WHAT IS ASKED -
Your task is to output the listing word for word, with pictures excluded.

AVAILABLE DATA -
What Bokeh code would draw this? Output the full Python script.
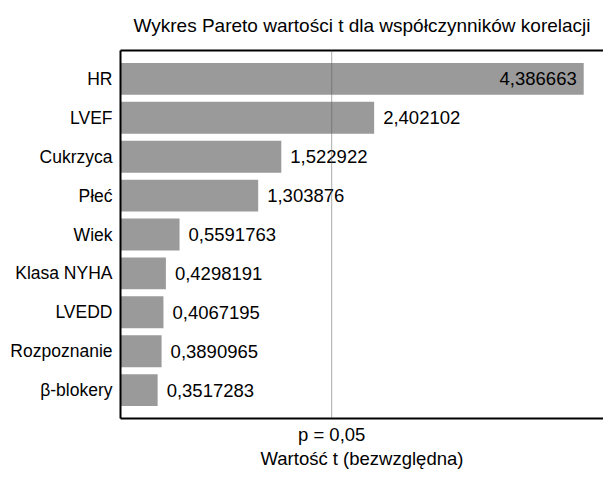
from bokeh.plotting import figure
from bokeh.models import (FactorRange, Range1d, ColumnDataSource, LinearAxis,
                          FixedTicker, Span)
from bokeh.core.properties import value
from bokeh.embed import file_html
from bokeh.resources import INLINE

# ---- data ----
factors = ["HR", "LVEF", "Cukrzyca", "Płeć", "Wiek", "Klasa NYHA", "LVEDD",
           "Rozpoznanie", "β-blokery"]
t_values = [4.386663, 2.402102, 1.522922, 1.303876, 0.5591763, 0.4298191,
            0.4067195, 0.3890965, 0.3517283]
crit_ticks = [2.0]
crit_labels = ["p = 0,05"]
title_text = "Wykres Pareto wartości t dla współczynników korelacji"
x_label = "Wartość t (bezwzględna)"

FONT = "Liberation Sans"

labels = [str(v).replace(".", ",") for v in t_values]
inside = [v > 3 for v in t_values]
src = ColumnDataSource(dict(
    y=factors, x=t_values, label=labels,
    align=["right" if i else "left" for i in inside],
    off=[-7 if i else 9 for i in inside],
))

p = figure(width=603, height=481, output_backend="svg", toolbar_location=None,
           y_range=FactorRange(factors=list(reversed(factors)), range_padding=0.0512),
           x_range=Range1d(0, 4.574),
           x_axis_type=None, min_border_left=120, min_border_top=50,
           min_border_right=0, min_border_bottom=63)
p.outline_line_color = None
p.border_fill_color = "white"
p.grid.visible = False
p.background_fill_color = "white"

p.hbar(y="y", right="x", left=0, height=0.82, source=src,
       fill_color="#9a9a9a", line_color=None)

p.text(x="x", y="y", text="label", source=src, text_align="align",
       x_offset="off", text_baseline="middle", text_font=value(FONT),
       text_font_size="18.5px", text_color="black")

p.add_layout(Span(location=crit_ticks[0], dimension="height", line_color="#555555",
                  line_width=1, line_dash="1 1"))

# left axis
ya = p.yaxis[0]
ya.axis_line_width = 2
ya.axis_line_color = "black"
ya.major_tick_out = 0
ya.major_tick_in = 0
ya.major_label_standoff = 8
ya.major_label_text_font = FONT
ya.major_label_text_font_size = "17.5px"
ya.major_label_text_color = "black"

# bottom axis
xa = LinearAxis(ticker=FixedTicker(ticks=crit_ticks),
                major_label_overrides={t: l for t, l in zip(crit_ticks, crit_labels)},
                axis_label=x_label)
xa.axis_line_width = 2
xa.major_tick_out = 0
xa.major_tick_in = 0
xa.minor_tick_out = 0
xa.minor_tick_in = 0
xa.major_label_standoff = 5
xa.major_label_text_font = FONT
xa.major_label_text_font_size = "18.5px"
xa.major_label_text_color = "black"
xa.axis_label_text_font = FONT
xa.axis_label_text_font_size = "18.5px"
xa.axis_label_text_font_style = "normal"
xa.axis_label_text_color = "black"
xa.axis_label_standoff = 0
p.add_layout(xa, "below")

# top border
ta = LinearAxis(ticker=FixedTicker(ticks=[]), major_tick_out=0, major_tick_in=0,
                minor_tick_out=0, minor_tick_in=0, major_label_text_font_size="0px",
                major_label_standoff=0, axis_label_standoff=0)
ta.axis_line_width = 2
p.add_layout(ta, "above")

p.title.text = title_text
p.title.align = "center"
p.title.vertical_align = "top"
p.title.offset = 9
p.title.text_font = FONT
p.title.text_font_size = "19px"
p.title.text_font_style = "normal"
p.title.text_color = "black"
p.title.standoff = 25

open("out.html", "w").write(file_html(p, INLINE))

CORRECT RESULT -
What Bokeh code would draw this? Output the full Python script.
from bokeh.plotting import figure
from bokeh.models import (FactorRange, Range1d, ColumnDataSource, LinearAxis,
                          FixedTicker, Span)
from bokeh.core.properties import value
from bokeh.embed import file_html
from bokeh.resources import INLINE

# ---- data ----
factors = ["HR", "LVEF", "Cukrzyca", "Płeć", "Wiek", "Klasa NYHA", "LVEDD",
           "Rozpoznanie", "β-blokery"]
t_values = [4.386663, 2.402102, 1.522922, 1.303876, 0.5591763, 0.4298191,
            0.4067195, 0.3890965, 0.3517283]
crit_ticks = [2.0]
crit_labels = ["p = 0,05"]
title_text = "Wykres Pareto wartości t dla współczynników korelacji"
x_label = "Wartość t (bezwzględna)"

FONT = "Liberation Sans"

labels = [str(v).replace(".", ",") for v in t_values]
inside = [v > 3 for v in t_values]
src = ColumnDataSource(dict(
    y=factors, x=t_values, label=labels,
    align=["right" if i else "left" for i in inside],
    off=[-7 if i else 9 for i in inside],
))

p = figure(width=603, height=481, output_backend="svg", toolbar_location=None,
           y_range=FactorRange(factors=list(reversed(factors)), range_padding=0.0512),
           x_range=Range1d(0, 4.574),
           x_axis_type=None, min_border_left=120, min_border_top=50,
           min_border_right=0, min_border_bottom=63)
p.outline_line_color = None
p.border_fill_color = "white"
p.grid.visible = False
p.background_fill_color = "white"

p.hbar(y="y", right="x", left=0, height=0.82, source=src,
       fill_color="#9a9a9a", line_color=None)

p.text(x="x", y="y", text="label", source=src, text_align="align",
       x_offset="off", text_baseline="middle", text_font=value(FONT),
       text_font_size="18.5px", text_color="black")

p.add_layout(Span(location=crit_ticks[0], dimension="height", line_color="#555555",
                  line_width=1, line_dash="1 1"))

# left axis
ya = p.yaxis[0]
ya.axis_line_width = 2
ya.axis_line_color = "black"
ya.major_tick_out = 0
ya.major_tick_in = 0
ya.major_label_standoff = 8
ya.major_label_text_font = FONT
ya.major_label_text_font_size = "17.5px"
ya.major_label_text_color = "black"

# bottom axis
xa = LinearAxis(ticker=FixedTicker(ticks=crit_ticks),
                major_label_overrides={t: l for t, l in zip(crit_ticks, crit_labels)},
                axis_label=x_label)
xa.axis_line_width = 2
xa.major_tick_out = 0
xa.major_tick_in = 0
xa.minor_tick_out = 0
xa.minor_tick_in = 0
xa.major_label_standoff = 5
xa.major_label_text_font = FONT
xa.major_label_text_font_size = "18.5px"
xa.major_label_text_color = "black"
xa.axis_label_text_font = FONT
xa.axis_label_text_font_size = "18.5px"
xa.axis_label_text_font_style = "normal"
xa.axis_label_text_color = "black"
xa.axis_label_standoff = 0
p.add_layout(xa, "below")

# top border
ta = LinearAxis(ticker=FixedTicker(ticks=[]), major_tick_out=0, major_tick_in=0,
                minor_tick_out=0, minor_tick_in=0, major_label_text_font_size="0px",
                major_label_standoff=0, axis_label_standoff=0)
ta.axis_line_width = 2
p.add_layout(ta, "above")

p.title.text = title_text
p.title.align = "center"
p.title.vertical_align = "top"
p.title.offset = 9
p.title.text_font = FONT
p.title.text_font_size = "19px"
p.title.text_font_style = "normal"
p.title.text_color = "black"
p.title.standoff = 25

open("out.html", "w").write(file_html(p, INLINE))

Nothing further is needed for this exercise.